● YOUR OBJECTIVE:
Exactly the lines from the start of the data through the line containing "minimum height=32pt] (perv3)" should be output, with both ends kept and nothing added.

● SUPPLIED MATERIAL:
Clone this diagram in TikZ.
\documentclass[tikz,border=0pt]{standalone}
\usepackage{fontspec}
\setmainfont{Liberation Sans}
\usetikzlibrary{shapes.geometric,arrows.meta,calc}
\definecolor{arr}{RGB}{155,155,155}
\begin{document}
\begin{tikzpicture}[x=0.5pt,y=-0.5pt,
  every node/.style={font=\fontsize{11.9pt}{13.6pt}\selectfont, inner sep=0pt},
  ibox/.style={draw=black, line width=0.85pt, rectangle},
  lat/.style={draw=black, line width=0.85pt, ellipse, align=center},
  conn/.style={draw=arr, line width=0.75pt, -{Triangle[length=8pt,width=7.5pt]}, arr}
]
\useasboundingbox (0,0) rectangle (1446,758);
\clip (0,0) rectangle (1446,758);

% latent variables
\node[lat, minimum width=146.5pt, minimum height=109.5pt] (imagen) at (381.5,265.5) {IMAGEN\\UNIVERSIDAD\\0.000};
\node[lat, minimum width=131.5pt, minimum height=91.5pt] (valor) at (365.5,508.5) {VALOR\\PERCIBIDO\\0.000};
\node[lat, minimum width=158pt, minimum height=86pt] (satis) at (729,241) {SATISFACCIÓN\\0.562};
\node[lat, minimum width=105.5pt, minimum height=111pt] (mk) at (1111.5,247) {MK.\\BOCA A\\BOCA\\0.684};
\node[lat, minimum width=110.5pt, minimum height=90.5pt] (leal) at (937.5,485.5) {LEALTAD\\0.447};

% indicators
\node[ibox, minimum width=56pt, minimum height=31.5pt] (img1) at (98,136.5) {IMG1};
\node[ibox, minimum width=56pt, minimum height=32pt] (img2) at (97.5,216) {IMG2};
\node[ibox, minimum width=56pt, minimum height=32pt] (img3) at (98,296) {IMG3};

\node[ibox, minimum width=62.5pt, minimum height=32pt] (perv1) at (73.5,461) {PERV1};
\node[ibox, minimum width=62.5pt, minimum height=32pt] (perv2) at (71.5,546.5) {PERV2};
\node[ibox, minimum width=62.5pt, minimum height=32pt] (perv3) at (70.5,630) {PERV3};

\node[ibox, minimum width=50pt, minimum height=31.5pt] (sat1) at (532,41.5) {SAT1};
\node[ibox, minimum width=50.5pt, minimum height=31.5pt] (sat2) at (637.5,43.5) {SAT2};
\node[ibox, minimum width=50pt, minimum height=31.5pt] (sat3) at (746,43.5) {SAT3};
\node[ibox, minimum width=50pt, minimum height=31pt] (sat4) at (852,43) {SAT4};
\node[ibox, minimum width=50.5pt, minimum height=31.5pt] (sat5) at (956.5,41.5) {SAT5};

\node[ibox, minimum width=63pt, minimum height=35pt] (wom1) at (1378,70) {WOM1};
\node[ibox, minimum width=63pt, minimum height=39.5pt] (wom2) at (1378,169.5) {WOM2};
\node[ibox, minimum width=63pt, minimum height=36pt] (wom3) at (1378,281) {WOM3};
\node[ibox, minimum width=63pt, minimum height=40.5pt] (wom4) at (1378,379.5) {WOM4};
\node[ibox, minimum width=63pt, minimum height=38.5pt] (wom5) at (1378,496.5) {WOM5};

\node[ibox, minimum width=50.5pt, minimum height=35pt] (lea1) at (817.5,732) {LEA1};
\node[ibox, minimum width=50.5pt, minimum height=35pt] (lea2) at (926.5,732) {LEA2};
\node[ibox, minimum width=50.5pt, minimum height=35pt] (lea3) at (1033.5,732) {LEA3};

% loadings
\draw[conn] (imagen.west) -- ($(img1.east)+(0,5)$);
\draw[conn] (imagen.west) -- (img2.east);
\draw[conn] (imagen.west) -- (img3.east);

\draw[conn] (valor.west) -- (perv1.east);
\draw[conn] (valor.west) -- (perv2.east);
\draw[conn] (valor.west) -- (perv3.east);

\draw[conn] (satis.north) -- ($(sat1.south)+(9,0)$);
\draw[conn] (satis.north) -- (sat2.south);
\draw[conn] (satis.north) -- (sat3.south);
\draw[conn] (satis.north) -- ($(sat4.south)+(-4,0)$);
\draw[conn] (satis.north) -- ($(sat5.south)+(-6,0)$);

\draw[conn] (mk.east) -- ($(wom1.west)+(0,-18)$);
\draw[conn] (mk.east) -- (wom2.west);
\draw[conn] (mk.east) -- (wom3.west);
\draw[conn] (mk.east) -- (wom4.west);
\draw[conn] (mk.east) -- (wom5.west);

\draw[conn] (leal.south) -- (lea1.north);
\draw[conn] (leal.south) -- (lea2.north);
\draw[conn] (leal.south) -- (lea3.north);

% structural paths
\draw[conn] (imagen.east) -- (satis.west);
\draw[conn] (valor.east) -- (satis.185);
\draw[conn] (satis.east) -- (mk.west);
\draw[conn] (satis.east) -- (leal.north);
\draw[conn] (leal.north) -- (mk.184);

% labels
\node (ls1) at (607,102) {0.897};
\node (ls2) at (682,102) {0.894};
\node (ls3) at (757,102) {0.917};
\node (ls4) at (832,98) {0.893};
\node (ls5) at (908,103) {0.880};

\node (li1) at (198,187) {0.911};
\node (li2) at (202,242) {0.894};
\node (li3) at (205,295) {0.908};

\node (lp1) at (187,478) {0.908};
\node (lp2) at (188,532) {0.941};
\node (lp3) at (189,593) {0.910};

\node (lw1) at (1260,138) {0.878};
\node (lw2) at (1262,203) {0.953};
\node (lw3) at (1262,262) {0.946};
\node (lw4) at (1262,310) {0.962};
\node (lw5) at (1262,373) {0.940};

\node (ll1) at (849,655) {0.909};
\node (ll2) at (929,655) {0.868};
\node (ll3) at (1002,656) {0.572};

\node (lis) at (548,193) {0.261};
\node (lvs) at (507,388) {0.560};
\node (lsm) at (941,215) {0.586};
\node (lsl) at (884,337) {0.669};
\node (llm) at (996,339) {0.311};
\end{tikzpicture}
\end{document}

● EXPECTED OUTPUT:
Clone this diagram in TikZ.
\documentclass[tikz,border=0pt]{standalone}
\usepackage{fontspec}
\setmainfont{Liberation Sans}
\usetikzlibrary{shapes.geometric,arrows.meta,calc}
\definecolor{arr}{RGB}{155,155,155}
\begin{document}
\begin{tikzpicture}[x=0.5pt,y=-0.5pt,
  every node/.style={font=\fontsize{11.9pt}{13.6pt}\selectfont, inner sep=0pt},
  ibox/.style={draw=black, line width=0.85pt, rectangle},
  lat/.style={draw=black, line width=0.85pt, ellipse, align=center},
  conn/.style={draw=arr, line width=0.75pt, -{Triangle[length=8pt,width=7.5pt]}, arr}
]
\useasboundingbox (0,0) rectangle (1446,758);
\clip (0,0) rectangle (1446,758);

% latent variables
\node[lat, minimum width=146.5pt, minimum height=109.5pt] (imagen) at (381.5,265.5) {IMAGEN\\UNIVERSIDAD\\0.000};
\node[lat, minimum width=131.5pt, minimum height=91.5pt] (valor) at (365.5,508.5) {VALOR\\PERCIBIDO\\0.000};
\node[lat, minimum width=158pt, minimum height=86pt] (satis) at (729,241) {SATISFACCIÓN\\0.562};
\node[lat, minimum width=105.5pt, minimum height=111pt] (mk) at (1111.5,247) {MK.\\BOCA A\\BOCA\\0.684};
\node[lat, minimum width=110.5pt, minimum height=90.5pt] (leal) at (937.5,485.5) {LEALTAD\\0.447};

% indicators
\node[ibox, minimum width=56pt, minimum height=31.5pt] (img1) at (98,136.5) {IMG1};
\node[ibox, minimum width=56pt, minimum height=32pt] (img2) at (97.5,216) {IMG2};
\node[ibox, minimum width=56pt, minimum height=32pt] (img3) at (98,296) {IMG3};

\node[ibox, minimum width=62.5pt, minimum height=32pt] (perv1) at (73.5,461) {PERV1};
\node[ibox, minimum width=62.5pt, minimum height=32pt] (perv2) at (71.5,546.5) {PERV2};
\node[ibox, minimum width=62.5pt, minimum height=32pt] (perv3) at (70.5,630) {PERV3};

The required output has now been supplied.